** Objective **
Leave out the pictures, and retype only the lines from the beginning of the material through the line that contains "const toXY = (xs, ys)", including both.

** Data segment **
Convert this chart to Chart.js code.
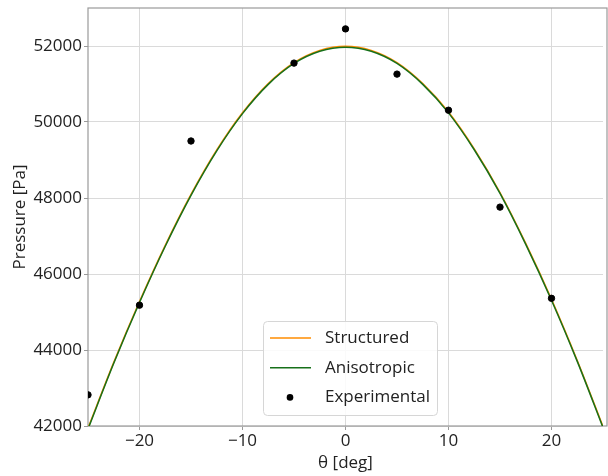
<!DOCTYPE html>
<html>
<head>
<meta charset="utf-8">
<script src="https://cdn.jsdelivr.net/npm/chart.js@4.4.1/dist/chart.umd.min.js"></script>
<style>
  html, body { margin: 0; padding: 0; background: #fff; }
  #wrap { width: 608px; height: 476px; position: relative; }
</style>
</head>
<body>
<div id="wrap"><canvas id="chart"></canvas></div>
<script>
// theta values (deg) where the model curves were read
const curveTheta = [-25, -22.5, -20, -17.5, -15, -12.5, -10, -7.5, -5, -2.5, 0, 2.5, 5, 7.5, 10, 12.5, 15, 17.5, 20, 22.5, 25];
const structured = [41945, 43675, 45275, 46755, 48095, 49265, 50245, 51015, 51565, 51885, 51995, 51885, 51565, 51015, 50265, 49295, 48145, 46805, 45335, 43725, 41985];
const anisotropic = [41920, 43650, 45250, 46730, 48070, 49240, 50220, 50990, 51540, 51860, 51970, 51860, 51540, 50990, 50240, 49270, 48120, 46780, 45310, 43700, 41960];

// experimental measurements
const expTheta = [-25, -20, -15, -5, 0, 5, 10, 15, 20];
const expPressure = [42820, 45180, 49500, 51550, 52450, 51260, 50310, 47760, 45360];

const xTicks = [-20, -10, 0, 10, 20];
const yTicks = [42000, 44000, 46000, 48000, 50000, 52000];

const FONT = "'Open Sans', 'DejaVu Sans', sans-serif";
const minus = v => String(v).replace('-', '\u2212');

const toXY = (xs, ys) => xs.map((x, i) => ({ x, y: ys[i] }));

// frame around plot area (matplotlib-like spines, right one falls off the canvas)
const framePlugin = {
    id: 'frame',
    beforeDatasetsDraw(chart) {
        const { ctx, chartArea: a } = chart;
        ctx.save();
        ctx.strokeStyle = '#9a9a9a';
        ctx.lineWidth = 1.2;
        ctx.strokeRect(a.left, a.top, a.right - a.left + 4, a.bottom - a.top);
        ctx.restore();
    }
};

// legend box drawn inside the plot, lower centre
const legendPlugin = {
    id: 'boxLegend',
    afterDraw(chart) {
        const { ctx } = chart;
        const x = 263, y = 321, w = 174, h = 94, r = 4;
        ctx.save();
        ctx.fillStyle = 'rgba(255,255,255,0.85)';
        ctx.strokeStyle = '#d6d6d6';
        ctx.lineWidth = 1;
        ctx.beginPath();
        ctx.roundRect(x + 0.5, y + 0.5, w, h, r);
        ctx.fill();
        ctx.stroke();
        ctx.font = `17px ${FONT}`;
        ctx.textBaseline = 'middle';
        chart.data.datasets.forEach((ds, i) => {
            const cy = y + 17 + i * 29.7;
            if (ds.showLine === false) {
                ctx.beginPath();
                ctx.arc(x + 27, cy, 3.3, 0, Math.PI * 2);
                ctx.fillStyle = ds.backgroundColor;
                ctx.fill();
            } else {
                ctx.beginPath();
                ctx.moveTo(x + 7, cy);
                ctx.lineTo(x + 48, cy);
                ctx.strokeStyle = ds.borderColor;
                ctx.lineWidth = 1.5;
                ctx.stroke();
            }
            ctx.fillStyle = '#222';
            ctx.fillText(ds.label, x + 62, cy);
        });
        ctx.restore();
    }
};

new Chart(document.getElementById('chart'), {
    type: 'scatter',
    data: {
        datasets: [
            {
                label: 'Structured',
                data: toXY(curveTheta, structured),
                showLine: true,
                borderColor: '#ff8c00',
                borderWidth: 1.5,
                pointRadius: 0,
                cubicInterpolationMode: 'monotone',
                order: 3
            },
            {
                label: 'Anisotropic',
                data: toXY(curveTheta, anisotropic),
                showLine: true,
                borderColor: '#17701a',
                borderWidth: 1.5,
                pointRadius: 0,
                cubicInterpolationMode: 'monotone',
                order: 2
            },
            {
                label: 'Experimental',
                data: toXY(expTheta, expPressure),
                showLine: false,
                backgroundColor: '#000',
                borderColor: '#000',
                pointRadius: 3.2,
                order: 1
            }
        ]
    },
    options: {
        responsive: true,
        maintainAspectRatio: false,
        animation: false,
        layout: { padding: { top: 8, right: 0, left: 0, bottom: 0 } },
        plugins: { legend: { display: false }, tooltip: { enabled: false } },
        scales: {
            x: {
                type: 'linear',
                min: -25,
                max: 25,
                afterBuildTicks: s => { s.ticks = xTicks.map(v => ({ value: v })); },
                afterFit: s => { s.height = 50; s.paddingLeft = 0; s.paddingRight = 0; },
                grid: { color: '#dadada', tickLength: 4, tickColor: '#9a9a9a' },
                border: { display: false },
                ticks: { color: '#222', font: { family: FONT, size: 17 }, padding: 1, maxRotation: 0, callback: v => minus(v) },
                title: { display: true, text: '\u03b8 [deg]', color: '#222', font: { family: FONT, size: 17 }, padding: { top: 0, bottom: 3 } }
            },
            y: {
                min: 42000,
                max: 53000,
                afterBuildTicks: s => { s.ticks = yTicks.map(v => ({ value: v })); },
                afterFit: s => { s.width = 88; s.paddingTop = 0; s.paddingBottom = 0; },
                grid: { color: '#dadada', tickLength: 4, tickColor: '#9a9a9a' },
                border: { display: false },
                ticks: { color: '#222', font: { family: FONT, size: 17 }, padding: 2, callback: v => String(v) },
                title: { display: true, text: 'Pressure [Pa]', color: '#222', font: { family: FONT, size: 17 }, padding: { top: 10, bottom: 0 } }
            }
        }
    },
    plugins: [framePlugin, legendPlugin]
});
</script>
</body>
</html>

** The completed task **
Convert this chart to Chart.js code.
<!DOCTYPE html>
<html>
<head>
<meta charset="utf-8">
<script src="https://cdn.jsdelivr.net/npm/chart.js@4.4.1/dist/chart.umd.min.js"></script>
<style>
  html, body { margin: 0; padding: 0; background: #fff; }
  #wrap { width: 608px; height: 476px; position: relative; }
</style>
</head>
<body>
<div id="wrap"><canvas id="chart"></canvas></div>
<script>
// theta values (deg) where the model curves were read
const curveTheta = [-25, -22.5, -20, -17.5, -15, -12.5, -10, -7.5, -5, -2.5, 0, 2.5, 5, 7.5, 10, 12.5, 15, 17.5, 20, 22.5, 25];
const structured = [41945, 43675, 45275, 46755, 48095, 49265, 50245, 51015, 51565, 51885, 51995, 51885, 51565, 51015, 50265, 49295, 48145, 46805, 45335, 43725, 41985];
const anisotropic = [41920, 43650, 45250, 46730, 48070, 49240, 50220, 50990, 51540, 51860, 51970, 51860, 51540, 50990, 50240, 49270, 48120, 46780, 45310, 43700, 41960];

// experimental measurements
const expTheta = [-25, -20, -15, -5, 0, 5, 10, 15, 20];
const expPressure = [42820, 45180, 49500, 51550, 52450, 51260, 50310, 47760, 45360];

const xTicks = [-20, -10, 0, 10, 20];
const yTicks = [42000, 44000, 46000, 48000, 50000, 52000];

const FONT = "'Open Sans', 'DejaVu Sans', sans-serif";
const minus = v => String(v).replace('-', '\u2212');

const toXY = (xs, ys) => xs.map((x, i) => ({ x, y: ys[i] }));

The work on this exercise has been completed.